En 1920, Baker a également fait ses premières apparitions théâtrales au Booker T. Washington Theatre de St. Louis : c’est en tant que membre du spectacle Jones Family que Joséphine Baker a fait ses débuts sur scène à l’âge de quatorze ans.
« Elle a choisi sa voie. Laissons-la », fut le commentaire de la mère de Joséphine Baker lorsqu’elle apprit que sa fille, comme membre de la Jones Family, avait décidé de partir en tournée.

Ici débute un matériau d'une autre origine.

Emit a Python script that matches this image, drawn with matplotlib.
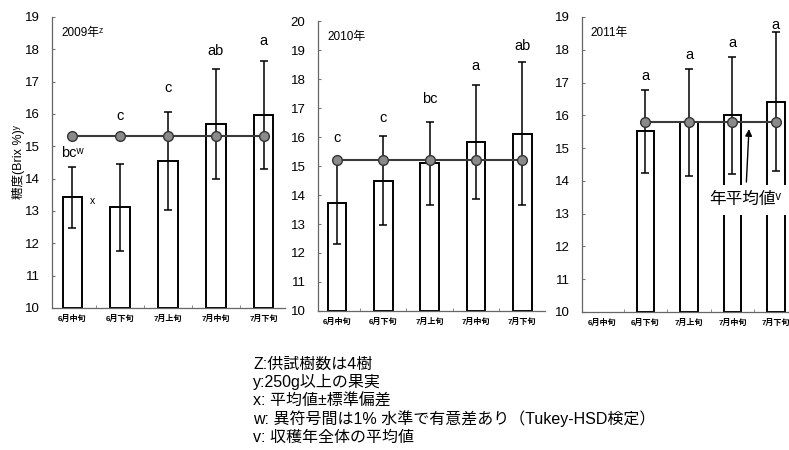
import matplotlib
matplotlib.use("Agg")
import matplotlib.pyplot as plt
import numpy as np

plt.rcParams['font.family'] = ['Liberation Sans', 'Noto Sans CJK JP', 'DejaVu Sans']

periods = ['6月中旬', '6月下旬', '7月上旬', '7月中旬', '7月下旬']

# 糖度 mean, SD, group letters and letter heights per year
brix_2009 = [13.42, 13.11, 14.54, 15.68, 15.96]
sd_2009 = [0.95, 1.35, 1.51, 1.70, 1.67]
letters_2009 = ['bcʷ', 'c', 'c', 'ab', 'a']
letter_y_2009 = [14.8, 15.95, 16.8, 17.95, 18.25]
year_mean_2009 = 15.31

brix_2010 = [13.73, 14.50, 15.09, 15.83, 16.12]
sd_2010 = [1.43, 1.52, 1.43, 1.96, 2.46]
letters_2010 = ['c', 'c', 'bc', 'a', 'ab']
letter_y_2010 = [15.97, 16.64, 17.3, 18.45, 19.14]
year_mean_2010 = 15.2

brix_2011 = [np.nan, 15.51, 15.79, 16.00, 16.41]
sd_2011 = [np.nan, 1.26, 1.63, 1.78, 2.12]
letters_2011 = ['', 'a', 'a', 'a', 'a']
letter_y_2011 = [np.nan, 17.19, 17.85, 18.21, 18.74]
year_mean_2011 = 15.8

notes = [
    'Z:供試樹数は4樹',
    'y:250g以上の果実',
    'x: 平均値±標準偏差',
    'w: 異符号間は1% 水準で有意差あり（Tukey-HSD検定）',
    'v: 収穫年全体の平均値',
]

fig = plt.figure(figsize=(7.89, 4.5), dpi=100)


def panel(rect, vals, sds, letters, letter_y, ymean, title, ylim, xlim):
    ax = fig.add_axes(rect)
    x = np.arange(len(periods))
    vals = np.array(vals, dtype=float)
    sds = np.array(sds, dtype=float)
    ok = ~np.isnan(vals)
    ax.bar(x[ok], vals[ok] - ylim[0], bottom=ylim[0], width=0.4,
           color='white', edgecolor='black', linewidth=1.4, zorder=2)
    ax.errorbar(x[ok], vals[ok], yerr=sds[ok], fmt='none', ecolor='black',
                elinewidth=1.1, capsize=3.2, capthick=1.1, zorder=3)
    ax.plot(x[ok], np.full(ok.sum(), ymean), color='#3a3a3a', lw=1.5,
            marker='o', ms=7, mfc='#8a8a8a', mec='#333333', mew=1.0, zorder=4)
    for xi, lab, ly in zip(x, letters, letter_y):
        if lab:
            ax.text(xi, ly, lab, ha='center', va='center', fontsize=10.5)
    ax.text(0.04, 0.945, title, transform=ax.transAxes, fontsize=8.5,
            ha='left', va='center')
    ax.set_ylim(*ylim)
    ax.set_xlim(*xlim)
    ax.set_yticks(np.arange(ylim[0], ylim[1] + 1))
    ax.set_xticks(x)
    ax.set_xticklabels(periods, fontsize=5.8, fontweight='bold')
    ax.set_xticks(np.arange(len(periods) - 1) + 0.5, minor=True)
    ax.tick_params(axis='x', which='major', length=0, pad=5)
    ax.tick_params(axis='x', which='minor', direction='in', length=2,
                   color='#777777')
    ax.tick_params(axis='y', direction='in', length=2.5, color='#777777',
                   labelsize=9.5, pad=9)
    for s in ('top', 'right'):
        ax.spines[s].set_visible(False)
    for s in ('left', 'bottom'):
        ax.spines[s].set_color('#666666')
        ax.spines[s].set_linewidth(0.9)
    return ax


ax1 = panel([0.0659, 0.3156, 0.2953, 0.6467], brix_2009, sd_2009,
            letters_2009, letter_y_2009, year_mean_2009,
            '2009年ᶻ', (10, 19), (-0.42, 4.44))
ax1.text(0.43, 13.32, 'x', fontsize=7.5, ha='center', va='center')
ax1.set_ylabel('糖度(Brix %)ʸ', fontsize=9, labelpad=0)

ax2 = panel([0.403, 0.3089, 0.2877, 0.6444], brix_2010, sd_2010,
            letters_2010, letter_y_2010, year_mean_2010,
            '2010年', (10, 20), (-0.41, 4.49))

ax3 = panel([0.7376, 0.3067, 0.2712, 0.6556], brix_2011, sd_2011,
            letters_2011, letter_y_2011, year_mean_2011,
            '2011年', (10, 19), (-0.46, 4.46))
ax3.annotate('年平均値ᵛ', xy=(3.38, 15.58), xytext=(3.3, 13.42),
             ha='center', va='center', fontsize=12, zorder=6,
             bbox=dict(boxstyle='square,pad=0.45', fc='white', ec='none'),
             arrowprops=dict(arrowstyle='-|>', color='black', lw=1.0,
                             mutation_scale=10, shrinkA=2, shrinkB=0))

for i, line in enumerate(notes):
    fig.text(253 / 789, 1 - (364 + 18.3 * i) / 450, line, fontsize=11.5,
             ha='left', va='center')

fig.savefig('out.png', dpi=100)
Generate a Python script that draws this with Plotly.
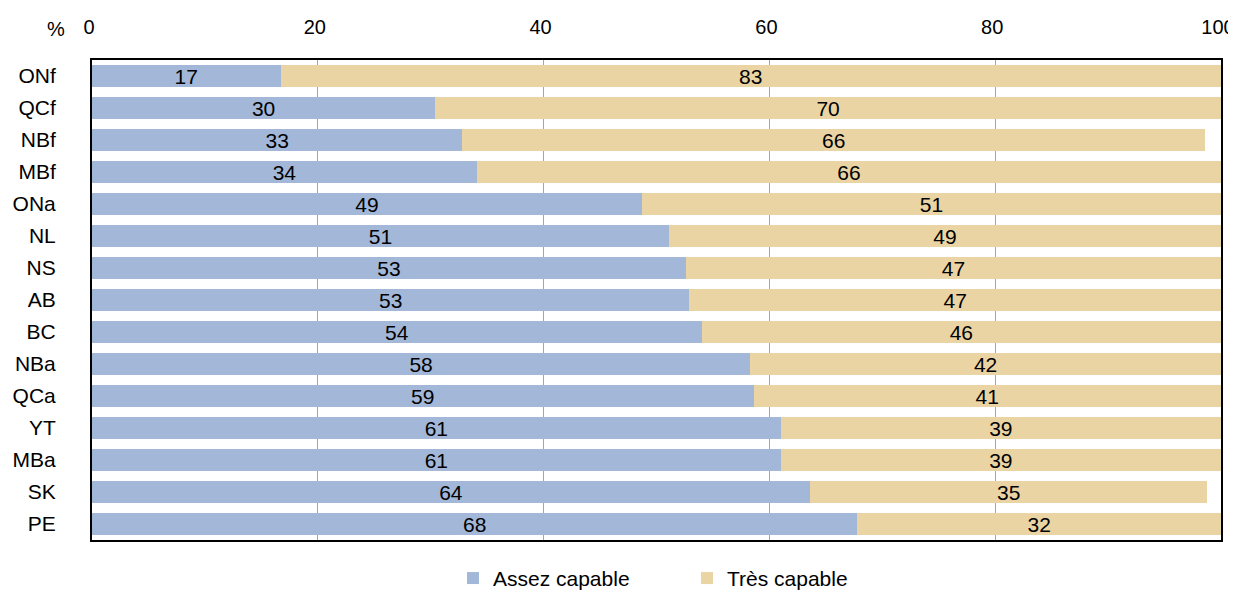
import plotly.graph_objects as go

regions = ["ONf", "QCf", "NBf", "MBf", "ONa", "NL", "NS", "AB", "BC",
           "NBa", "QCa", "YT", "MBa", "SK", "PE"]
assez = [16.7, 30.4, 32.8, 34.1, 48.7, 51.1, 52.6, 52.9, 54.0,
         58.3, 58.6, 61.0, 61.0, 63.6, 67.8]
tres = [83.3, 69.6, 65.8, 65.9, 51.3, 48.9, 47.4, 47.1, 46.0,
        41.7, 41.4, 39.0, 39.0, 35.2, 32.2]
assez_labels = ["17", "30", "33", "34", "49", "51", "53", "53", "54",
                "58", "59", "61", "61", "64", "68"]
tres_labels = ["83", "70", "66", "66", "51", "49", "47", "47", "46",
               "42", "41", "39", "39", "35", "32"]
tick_vals = [0, 20, 40, 60, 80, 100]

FONT = "Liberation Sans, Arial, sans-serif"
FS = 21
fig = go.Figure()
fig.add_trace(go.Bar(
    y=regions, x=assez, orientation="h", name="Assez capable",
    marker=dict(color="#A3B7D8", line=dict(width=0)),
    text=assez_labels, textposition="inside", insidetextanchor="middle",
    textfont=dict(color="black", size=FS, family=FONT), constraintext="none",
    hoverinfo="x+y"))
fig.add_trace(go.Bar(
    y=regions, x=tres, orientation="h", name="Très capable",
    marker=dict(color="#EBD4A3", line=dict(width=0)),
    text=tres_labels, textposition="inside", insidetextanchor="middle",
    textfont=dict(color="black", size=FS, family=FONT), constraintext="none",
    hoverinfo="x+y"))

fig.update_layout(
    barmode="stack", bargap=0.31,
    width=1228, height=582,
    margin=dict(l=84, r=15, t=52, b=50, autoexpand=False),
    paper_bgcolor="white", plot_bgcolor="white",
    font=dict(family=FONT, size=FS, color="black"),
    showlegend=True,
    legend=dict(orientation="h", x=0.527, xanchor="center", y=-0.08, yanchor="middle",
                font=dict(size=FS, color="black"), entrywidth=189,
                traceorder="normal"),
    xaxis=dict(side="top", range=[0, 100], tickvals=tick_vals,
               showgrid=True, gridcolor="#A6A6A6", gridwidth=1,
               showline=True, mirror=True, linecolor="black", linewidth=2,
               ticks="", ticklabelstandoff=16, ticklabelshift=-3, zeroline=False,
               ticklabeloverflow="allow",
               tickfont=dict(size=20, color="black")),
    yaxis=dict(autorange="reversed", showgrid=False,
               showline=True, mirror=True, linecolor="black", linewidth=2,
               ticks="", ticklabelstandoff=30,
               tickfont=dict(size=FS, color="black")),
    annotations=[dict(text="%", xref="paper", yref="paper", x=-0.022, y=1.0,
                      xanchor="right", yanchor="bottom", yshift=18, showarrow=False,
                      font=dict(size=20, color="black"))],
)

fig.write_html("out.html")
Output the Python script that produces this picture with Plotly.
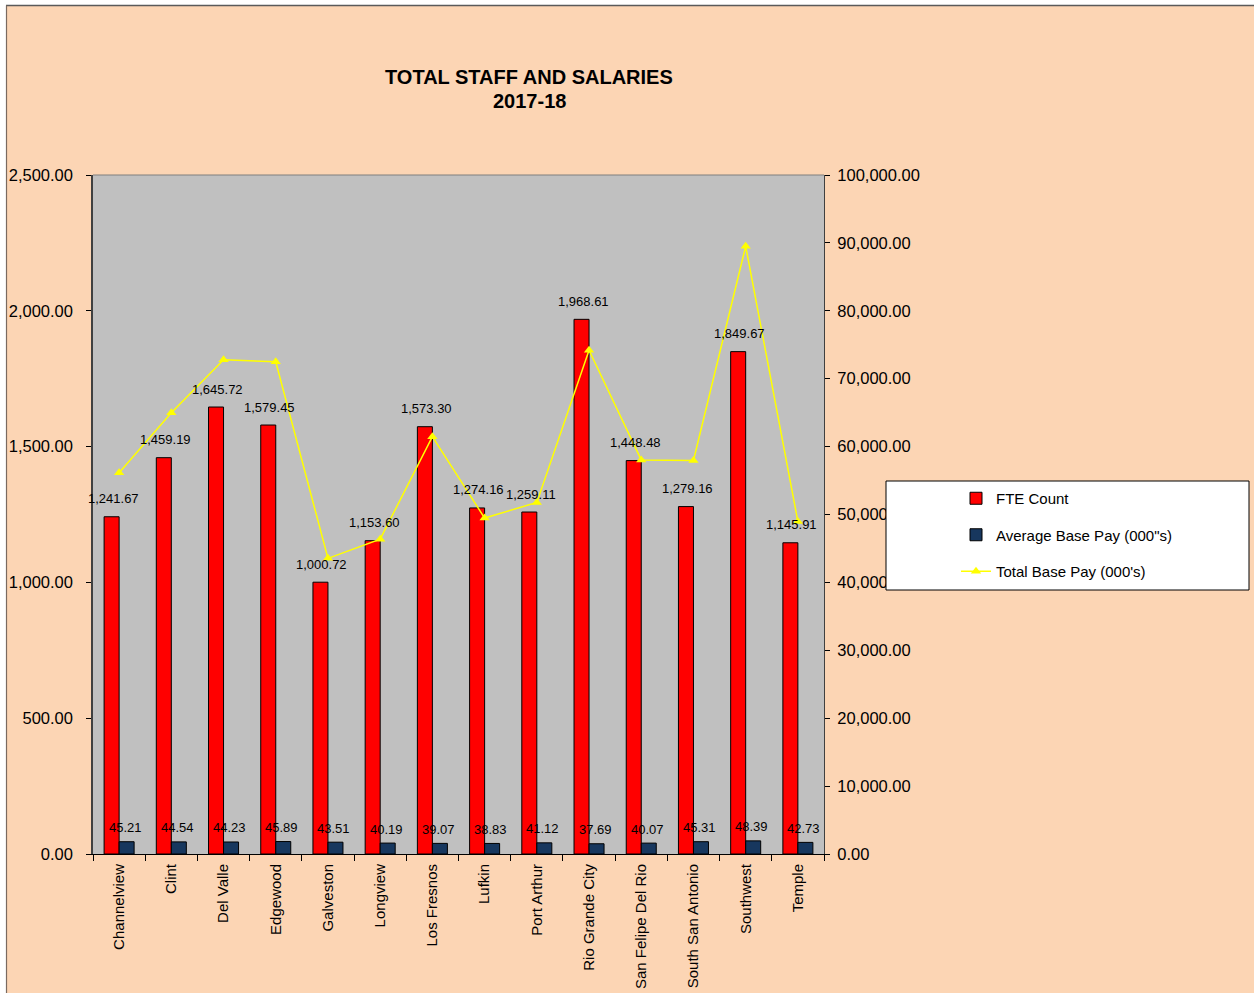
import plotly.graph_objects as go

categories = ["Channelview", "Clint", "Del Valle", "Edgewood", "Galveston", "Longview",
              "Los Fresnos", "Lufkin", "Port Arthur", "Rio Grande City",
              "San Felipe Del Rio", "South San Antonio", "Southwest", "Temple"]
fte_count = [1241.67, 1459.19, 1645.72, 1579.45, 1000.72, 1153.60, 1573.30,
             1274.16, 1259.11, 1968.61, 1448.48, 1279.16, 1849.67, 1145.91]
avg_base_pay = [45.21, 44.54, 44.23, 45.89, 43.51, 40.19, 39.07,
                38.83, 41.12, 37.69, 40.07, 45.31, 48.39, 42.73]
total_base_pay = [56136, 64993, 72790, 72481, 43541, 46363, 61469,
                  49476, 51775, 74197, 58041, 57959, 89506, 48965]
title_lines = ["TOTAL STAFF AND SALARIES", "2017-18"]

W, H = 1254, 993
ML, MR, MT, MB = 93, W - 824, 175, H - 854
PW, PH = W - ML - MR, H - MT - MB


def px(x):
    return (x - ML) / PW


def py(y):
    return (H - MB - y) / PH


FONT = "Arial, Liberation Sans, sans-serif"
PEACH = "#FCD5B4"

fig = go.Figure()
fig.add_trace(go.Bar(x=categories, y=fte_count, name="FTE Count",
                     marker=dict(color="#FF0000", line=dict(color="black", width=1)),
                     legendgroup="a"))
fig.add_trace(go.Bar(x=categories, y=avg_base_pay, name="Average Base Pay (000\"s)",
                     marker=dict(color="#17375E", line=dict(color="black", width=1)),
                     legendgroup="b"))
fig.add_trace(go.Scatter(x=categories, y=total_base_pay, name="Total Base Pay (000's)",
                         yaxis="y2", mode="lines+markers",
                         line=dict(color="#FFFF00", width=1.5),
                         marker=dict(symbol="triangle-up", size=9, color="#FFFF00"),
                         legendgroup="c"))

annotations = []
for c, v in zip(categories, fte_count):
    annotations.append(dict(x=c, y=v, xref="x", yref="y", text=f"{v:,.2f}",
                            showarrow=False, xshift=-6, yshift=18,
                            font=dict(family=FONT, size=13, color="black")))
for c, v in zip(categories, avg_base_pay):
    annotations.append(dict(x=c, y=v, xref="x", yref="y", text=f"{v:,.2f}",
                            showarrow=False, xshift=6, yshift=14,
                            font=dict(family=FONT, size=13, color="black")))
for line, ypix in zip(title_lines, [77, 101]):
    annotations.append(dict(xref="paper", yref="paper", x=px(529), y=py(ypix),
                            xanchor="center", yanchor="middle", showarrow=False,
                            text=f"<b>{line}</b>",
                            font=dict(family=FONT, size=20, color="black")))

shapes = [
    # white strips outside the frame
    dict(type="rect", xref="paper", yref="paper", x0=px(0), x1=px(W), y0=py(5), y1=py(0),
         fillcolor="white", line=dict(width=0), layer="above"),
    dict(type="rect", xref="paper", yref="paper", x0=px(0), x1=px(6), y0=py(H), y1=py(0),
         fillcolor="white", line=dict(width=0), layer="above"),
    dict(type="line", xref="paper", yref="paper", x0=px(6), x1=px(W), y0=py(5.5), y1=py(5.5),
         line=dict(color="#5A5A5A", width=1.5), layer="above"),
    dict(type="line", xref="paper", yref="paper", x0=px(6.5), x1=px(6.5), y0=py(H), y1=py(5.5),
         line=dict(color="#7A6A60", width=1.2), layer="above"),
    # legend box
    dict(type="rect", xref="paper", yref="paper", x0=px(886), x1=px(1249), y0=py(590), y1=py(481),
         fillcolor="white", line=dict(color="black", width=1), layer="above"),
]

fig.update_layout(
    width=W, height=H,
    margin=dict(l=ML, r=MR, t=MT, b=MB, pad=0, autoexpand=False),
    paper_bgcolor=PEACH, plot_bgcolor="#C0C0C0",
    font=dict(family=FONT, color="black"),
    barmode="group", bargap=0.425, bargroupgap=0,
    showlegend=True,
    legend=dict(x=px(956), y=py(482), xanchor="left", yanchor="top",
                bgcolor="rgba(0,0,0,0)", borderwidth=0,
                font=dict(family=FONT, size=15, color="black"),
                traceorder="grouped", tracegroupgap=14),
    xaxis=dict(type="category", range=[-0.5, len(categories) - 0.5], autorange=False,
               tickangle=-90, tickfont=dict(family=FONT, size=15), automargin=False,
               ticks="outside", tickson="boundaries", ticklen=6, tickcolor="black",
               ticklabelstandoff=3,
               showline=True, linecolor="black", linewidth=1, mirror=False,
               showgrid=False),
    yaxis=dict(range=[0, 2500], dtick=500, tickformat=",.2f", automargin=False,
               tickfont=dict(family=FONT, size=16.5), ticks="outside", ticklen=5,
               ticklabelstandoff=10,
               tickcolor="black", showline=True, linecolor="#404040", linewidth=1.5,
               showgrid=False, zeroline=False),
    yaxis2=dict(range=[0, 100000], dtick=10000, tickformat=",.2f", overlaying="y",
                side="right", tickfont=dict(family=FONT, size=16.5), ticks="outside",
                ticklen=5, ticklabelstandoff=4, automargin=False,
                tickcolor="black", showline=True, linecolor="#404040",
                linewidth=1, showgrid=False, zeroline=False),
    annotations=annotations,
    shapes=shapes,
)
# top border of plot area
fig.add_shape(type="line", xref="paper", yref="paper", x0=0, x1=1, y0=1, y1=1,
              line=dict(color="#7F7F7F", width=1))

fig.write_html("out.html", config={"displayModeBar": False},
               post_script="document.body.style.margin='0';document.body.style.overflow='hidden';")
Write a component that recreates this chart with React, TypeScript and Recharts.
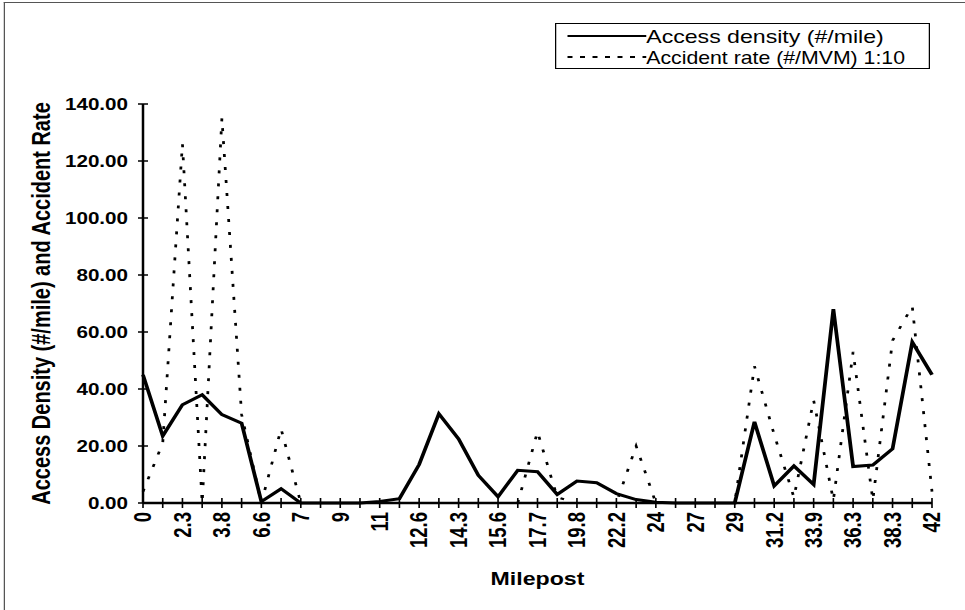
import React from 'react';
import { LineChart, Line, XAxis, YAxis } from 'recharts';

// Milepost labels shown on every second category
const milepostLabels = ['0', '2.3', '3.8', '6.6', '7', '9', '11', '12.6', '14.3', '15.6', '17.7', '19.8', '22.2', '24', '27', '29', '31.2', '33.9', '36.3', '38.3', '42'];

// Access density (#/mile), one value per category
const accessDensity = [45, 23.5, 34.5, 38, 31, 28, 0.5, 5, 0, 0, 0, 0, 0.5, 1.5, 13.5, 31.3, 22.5, 9.7, 2.2, 11.5, 11, 3, 7.7, 7.1, 3.3, 1.2, 0.3, 0, 0, 0, 0, 28.5, 6, 13, 6.5, 68, 12.8, 13.3, 19, 56.5, 45];

// Accident rate (#/MVM) 1:10, one value per category
const accidentRate = [4, 21, 126, 0, 135, 31, 0, 26, 0, 0, 0, 0, 0, 0, 0, 0, 0, 0, 0, 0, 25, 2, 0, 0, 0, 20, 0, 0, 0, 0, 0, 48, 24, 2, 36, 1, 53, 1, 57, 69, 4];

const yTicks = [0, 20, 40, 60, 80, 100, 120, 140];

const data = accessDensity.map((v, i) => ({
  i: String(i),
  label: i % 2 === 0 ? milepostLabels[i / 2] : '',
  access: v,
  accident: accidentRate[i],
}));

const SX = 1.25;
const W = 965 / SX;
const H = 610;
const FONT = '"Liberation Sans", Arial, Helvetica, sans-serif';

const YTick = (props: any) => {
  const { x, y, payload } = props;
  const ax = x + 12;
  return (
    <g>
      <line x1={ax - 4} x2={ax + 4} y1={y} y2={y} stroke="#000" strokeWidth={1.5} />
      <text x={x} y={y} dy="0.36em" textAnchor="end" fontFamily={FONT} fontSize={16.5} fontWeight="bold" fill="#000">
        {Number(payload.value).toFixed(2)}
      </text>
    </g>
  );
};

const XTick = (props: any) => {
  const { x, y, index } = props;
  const ay = y - 9;
  const lbl = data[index] ? data[index].label : '';
  return (
    <g>
      <line x1={x} x2={x} y1={ay - 5} y2={ay + 5} stroke="#000" strokeWidth={1.3} />
      {lbl !== '' && (
        <text x={x} y={y} dy="0.36em" textAnchor="end" transform={`rotate(-90, ${x}, ${y})`} fontFamily={FONT} fontSize={18.5} fontWeight="bold" fill="#000">
          {lbl}
        </text>
      )}
    </g>
  );
};

export default function App() {
  return (
    <div style={{ position: 'absolute', left: 0, top: 0, width: 965, height: 610, overflow: 'hidden', background: '#fff' }}>
      <div style={{ position: 'absolute', left: 0, top: 0, width: W, height: H, transform: `scaleX(${SX})`, transformOrigin: '0 0' }}>
        <div style={{ position: 'absolute', left: 3, top: 2, width: W - 3, height: H - 2, borderLeft: '1px solid #555', borderTop: '1px solid #555', boxSizing: 'border-box' }} />
        <LineChart width={W} height={H} data={data} margin={{ top: 104, right: 26.4, bottom: 0, left: 0 }} style={{ fontFamily: FONT }}>
          <XAxis
            dataKey="i"
            type="category"
            interval={0}
            height={107}
            tickSize={5}
            tickMargin={4}
            tickLine={false}
            tick={<XTick />}
            axisLine={{ stroke: '#000', strokeWidth: 2.5 }}
            label={{ value: 'Milepost', position: 'insideBottom', offset: 25, style: { fontSize: 18.5, fontWeight: 'bold', fill: '#000', fontFamily: FONT } }}
          />
          <XAxis xAxisId="top" dataKey="i" orientation="top" height={0} tick={false} tickLine={false} axisLine={{ stroke: '#000', strokeWidth: 2 }} />
          <YAxis
            domain={[0, 140]}
            ticks={yTicks}
            interval={0}
            width={114.4}
            tickSize={4}
            tickMargin={8}
            tickLine={false}
            tick={<YTick />}
            axisLine={{ stroke: '#000', strokeWidth: 2 }}
            label={{ value: 'Access Density (#/mile) and Accident Rate', angle: -90, position: 'insideLeft', offset: 33, style: { textAnchor: 'middle', fontSize: 20, fontWeight: 'bold', fill: '#000', fontFamily: FONT } }}
          />
          <YAxis yAxisId="right" orientation="right" domain={[0, 140]} width={0} tick={false} tickLine={false} axisLine={{ stroke: '#000', strokeWidth: 2 }} />
          <Line type="linear" dataKey="accident" stroke="#000" strokeWidth={2.2} strokeDasharray="3 10" dot={false} isAnimationActive={false} />
          <Line type="linear" dataKey="access" stroke="#000" strokeWidth={3} dot={false} isAnimationActive={false} />
        </LineChart>
        <div style={{ position: 'absolute', left: 444, top: 23, width: 300, height: 46, border: '1px solid #000', boxSizing: 'border-box', background: '#fff' }}>
          <svg width={298} height={44} style={{ display: 'block' }}>
            <line x1={9} x2={72} y1={12} y2={12} stroke="#000" strokeWidth={2} />
            <text x={72} y={12} dy="0.36em" fontFamily={FONT} fontSize={18.5} fill="#000" textLength={190} lengthAdjust="spacingAndGlyphs">Access density (#/mile)</text>
            <line x1={9} x2={72} y1={33} y2={33} stroke="#000" strokeWidth={2} strokeDasharray="4 6" />
            <text x={72} y={33} dy="0.36em" fontFamily={FONT} fontSize={18.5} fill="#000" textLength={207} lengthAdjust="spacingAndGlyphs">Accident rate (#/MVM) 1:10</text>
          </svg>
        </div>
      </div>
    </div>
  );
}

Aucun membre de sa famille ne lui a dit au revoir à la gare – pour sa mère, le départ de sa fille Josephine aurait été plus un soulagement qu’une perte, car elle devait désormais »s’occuper d’un enfant de moins«. 

Le fait que Baker, une pauvre danseuse de Saint-Louis, ait réussi à se rendre à New York était déjà une sensation. 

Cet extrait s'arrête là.